CHICAGO -- The Chicago Cubs’ new look on defense Monday could be one to help them get some more offense for the remainder of the season.
“I’m not too worried about that,” LaHair said. “I’ll put in the work now and I’ve played the outfield quite a bit in my life. It should be a pretty minor adjustment for me.”
Despite the windy conditions, LaHair looked like a natural in the first inning when he broke back on a drive from Gordon Beckham and caught the ball in stride on the warning track.

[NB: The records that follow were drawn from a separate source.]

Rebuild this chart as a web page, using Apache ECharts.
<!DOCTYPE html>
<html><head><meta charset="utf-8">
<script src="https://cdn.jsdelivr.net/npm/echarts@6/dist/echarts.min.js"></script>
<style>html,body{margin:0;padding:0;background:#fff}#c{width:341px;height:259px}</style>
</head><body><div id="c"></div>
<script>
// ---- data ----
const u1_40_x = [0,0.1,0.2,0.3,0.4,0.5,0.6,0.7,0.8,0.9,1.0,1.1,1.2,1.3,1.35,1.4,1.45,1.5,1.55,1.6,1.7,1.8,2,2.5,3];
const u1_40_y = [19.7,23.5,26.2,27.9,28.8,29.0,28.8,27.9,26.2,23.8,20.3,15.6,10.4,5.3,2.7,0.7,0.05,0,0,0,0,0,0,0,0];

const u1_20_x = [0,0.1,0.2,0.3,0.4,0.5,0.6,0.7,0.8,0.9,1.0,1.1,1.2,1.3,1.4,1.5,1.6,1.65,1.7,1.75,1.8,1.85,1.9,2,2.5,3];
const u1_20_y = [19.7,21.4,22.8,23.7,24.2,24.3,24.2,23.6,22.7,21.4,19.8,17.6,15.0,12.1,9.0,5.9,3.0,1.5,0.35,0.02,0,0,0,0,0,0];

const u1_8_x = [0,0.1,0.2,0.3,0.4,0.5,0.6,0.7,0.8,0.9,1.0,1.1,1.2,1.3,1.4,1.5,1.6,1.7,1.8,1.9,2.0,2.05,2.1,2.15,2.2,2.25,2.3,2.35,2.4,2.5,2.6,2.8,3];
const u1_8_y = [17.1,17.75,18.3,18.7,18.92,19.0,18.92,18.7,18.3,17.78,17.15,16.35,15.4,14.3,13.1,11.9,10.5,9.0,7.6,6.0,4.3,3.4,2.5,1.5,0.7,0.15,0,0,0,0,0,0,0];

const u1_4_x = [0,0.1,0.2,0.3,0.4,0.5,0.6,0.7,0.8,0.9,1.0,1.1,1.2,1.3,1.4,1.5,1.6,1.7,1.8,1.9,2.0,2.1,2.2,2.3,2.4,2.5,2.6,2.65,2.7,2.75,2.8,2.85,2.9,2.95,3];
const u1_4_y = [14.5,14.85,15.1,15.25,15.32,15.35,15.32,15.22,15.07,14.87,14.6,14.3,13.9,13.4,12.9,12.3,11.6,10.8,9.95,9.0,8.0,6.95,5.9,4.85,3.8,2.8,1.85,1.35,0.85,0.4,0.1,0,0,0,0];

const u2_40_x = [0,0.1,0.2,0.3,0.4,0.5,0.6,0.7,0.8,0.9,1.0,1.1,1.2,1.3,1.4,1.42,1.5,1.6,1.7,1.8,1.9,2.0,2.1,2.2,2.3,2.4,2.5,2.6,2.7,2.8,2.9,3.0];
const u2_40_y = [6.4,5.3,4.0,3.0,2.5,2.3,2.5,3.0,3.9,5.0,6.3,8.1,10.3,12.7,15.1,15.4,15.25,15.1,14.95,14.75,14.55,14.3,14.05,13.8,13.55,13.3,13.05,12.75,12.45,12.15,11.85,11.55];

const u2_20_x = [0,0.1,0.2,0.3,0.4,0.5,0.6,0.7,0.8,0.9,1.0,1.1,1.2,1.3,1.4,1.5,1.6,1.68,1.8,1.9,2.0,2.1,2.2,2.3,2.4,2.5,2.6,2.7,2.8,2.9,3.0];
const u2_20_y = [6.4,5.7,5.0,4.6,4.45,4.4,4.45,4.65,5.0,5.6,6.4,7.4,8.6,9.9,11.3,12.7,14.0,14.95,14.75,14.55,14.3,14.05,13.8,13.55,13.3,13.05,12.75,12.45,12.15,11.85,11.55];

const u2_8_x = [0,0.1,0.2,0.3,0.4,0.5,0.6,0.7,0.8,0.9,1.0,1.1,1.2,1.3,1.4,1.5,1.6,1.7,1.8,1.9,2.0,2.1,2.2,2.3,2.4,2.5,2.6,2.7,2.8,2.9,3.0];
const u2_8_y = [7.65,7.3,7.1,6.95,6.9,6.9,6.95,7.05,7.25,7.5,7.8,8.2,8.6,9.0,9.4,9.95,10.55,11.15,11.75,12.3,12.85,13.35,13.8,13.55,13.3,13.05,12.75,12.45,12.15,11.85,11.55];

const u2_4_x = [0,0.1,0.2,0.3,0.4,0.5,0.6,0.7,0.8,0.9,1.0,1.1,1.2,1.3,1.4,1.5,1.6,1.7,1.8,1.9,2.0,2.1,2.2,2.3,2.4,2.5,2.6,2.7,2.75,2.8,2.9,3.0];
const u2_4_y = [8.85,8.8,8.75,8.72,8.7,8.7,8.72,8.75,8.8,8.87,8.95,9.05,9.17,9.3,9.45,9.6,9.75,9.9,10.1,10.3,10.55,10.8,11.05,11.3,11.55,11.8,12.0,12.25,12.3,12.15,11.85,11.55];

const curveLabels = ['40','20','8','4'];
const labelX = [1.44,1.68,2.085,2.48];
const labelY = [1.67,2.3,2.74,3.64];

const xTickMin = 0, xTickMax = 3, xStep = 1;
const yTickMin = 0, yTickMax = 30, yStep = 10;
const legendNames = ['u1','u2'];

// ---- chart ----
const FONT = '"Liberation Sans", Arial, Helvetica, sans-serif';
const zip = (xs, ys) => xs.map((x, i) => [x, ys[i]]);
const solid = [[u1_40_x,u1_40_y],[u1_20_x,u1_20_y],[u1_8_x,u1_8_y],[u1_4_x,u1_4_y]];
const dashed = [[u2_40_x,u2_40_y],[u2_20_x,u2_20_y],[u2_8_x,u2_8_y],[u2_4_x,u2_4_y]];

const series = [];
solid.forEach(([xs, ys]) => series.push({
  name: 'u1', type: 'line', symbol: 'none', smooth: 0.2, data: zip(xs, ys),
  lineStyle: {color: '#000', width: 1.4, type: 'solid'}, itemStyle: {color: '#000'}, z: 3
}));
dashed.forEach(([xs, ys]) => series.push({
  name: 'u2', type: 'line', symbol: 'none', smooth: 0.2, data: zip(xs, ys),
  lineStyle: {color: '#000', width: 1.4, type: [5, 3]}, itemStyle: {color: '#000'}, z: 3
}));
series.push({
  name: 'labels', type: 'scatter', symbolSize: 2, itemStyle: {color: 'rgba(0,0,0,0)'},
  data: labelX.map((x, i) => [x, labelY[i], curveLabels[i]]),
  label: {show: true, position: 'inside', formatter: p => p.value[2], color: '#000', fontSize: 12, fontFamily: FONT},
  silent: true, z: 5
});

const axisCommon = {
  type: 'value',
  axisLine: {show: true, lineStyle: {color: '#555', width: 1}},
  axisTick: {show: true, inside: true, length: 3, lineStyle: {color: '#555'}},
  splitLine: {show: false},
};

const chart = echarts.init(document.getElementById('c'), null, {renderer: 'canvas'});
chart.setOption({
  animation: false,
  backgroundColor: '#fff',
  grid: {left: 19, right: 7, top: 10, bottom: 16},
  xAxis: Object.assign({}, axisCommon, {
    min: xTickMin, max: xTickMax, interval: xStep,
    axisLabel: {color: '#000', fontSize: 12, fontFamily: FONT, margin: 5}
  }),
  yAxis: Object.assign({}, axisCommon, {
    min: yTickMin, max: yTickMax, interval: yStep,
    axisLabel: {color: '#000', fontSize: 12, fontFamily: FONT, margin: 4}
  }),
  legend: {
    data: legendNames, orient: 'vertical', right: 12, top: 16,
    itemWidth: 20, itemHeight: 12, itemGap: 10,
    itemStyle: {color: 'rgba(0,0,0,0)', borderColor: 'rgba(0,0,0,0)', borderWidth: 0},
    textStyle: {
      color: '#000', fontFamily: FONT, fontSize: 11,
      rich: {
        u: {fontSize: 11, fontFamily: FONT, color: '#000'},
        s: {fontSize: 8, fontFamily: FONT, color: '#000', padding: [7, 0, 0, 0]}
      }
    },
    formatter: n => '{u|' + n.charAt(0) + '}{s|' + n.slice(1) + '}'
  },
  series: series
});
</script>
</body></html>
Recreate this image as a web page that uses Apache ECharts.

He wasn’t affected at the plate either, hitting a home run in the third inning.
Last season when LaHair was called up to the major leagues he played in right field nine times and in left field five times.
“Obviously LaHair playing right field is something that eventually may happen,” Cubs manager Dale Sveum said. “There is a day Rizzo is going to be here so we need to get [LaHair] acclimated to the outfield.”
The 24-year-old Rizzo has been tearing up Triple-A pitching all season, leading all minor leaguers with 23 home runs heading into play Monday. He is batting .364 with 59 RBIs and a 1.170 OPS.
Rizzo had big minor league numbers in 2011 during his time in the San Diego Padres organization and then struggled in his two months at the big league level. Cubs officials are preparing for a better result from the slick-fielding Rizzo.
“You have to look at what happened last year,” president of baseball operations Theo Epstein said on Monday. “He was rushed a little bit, came up and then struggled, so it is important to put players in a position to succeed when potentially we do make a move.”
If Rizzo is called up to the major leagues before Saturday he will qualify for free agency in 2017 instead of 2018. A recall any time after Friday gives him one more season of club control. Nobody with the Cubs was willing to say that’s why the red-hot Rizzo has still not arrived despite numbers that have begged for a promotion. Epstein and general manager Jed Hoyer said it comes down to the player's readiness.
“There is not much about that, you just have to focus on their individual player development plan,” Epstein said. “Certain players are going to come up and there will be a certain adjustment period anyway, so I don’t think you can worry about putting them in perfect scenarios.
“It was either Mickey Mantle or Willie Mays or both that started out 1-for-50 and wanted to quit and go home. With young players you do everything you can to develop them till you’re confident they are ready. Then you let them go.”
The other area that concerns the Cubs business office is season ticket sales in 2013 and beyond. The fan base could start getting a little antsy with ticket prices still in the top 5 highest in baseball and the product on the field among the worst. A view of top young prospects like Rizzo is needed to keep the fans focused on how good the future can be, while Epstein and company build up the talent as quickly as they can.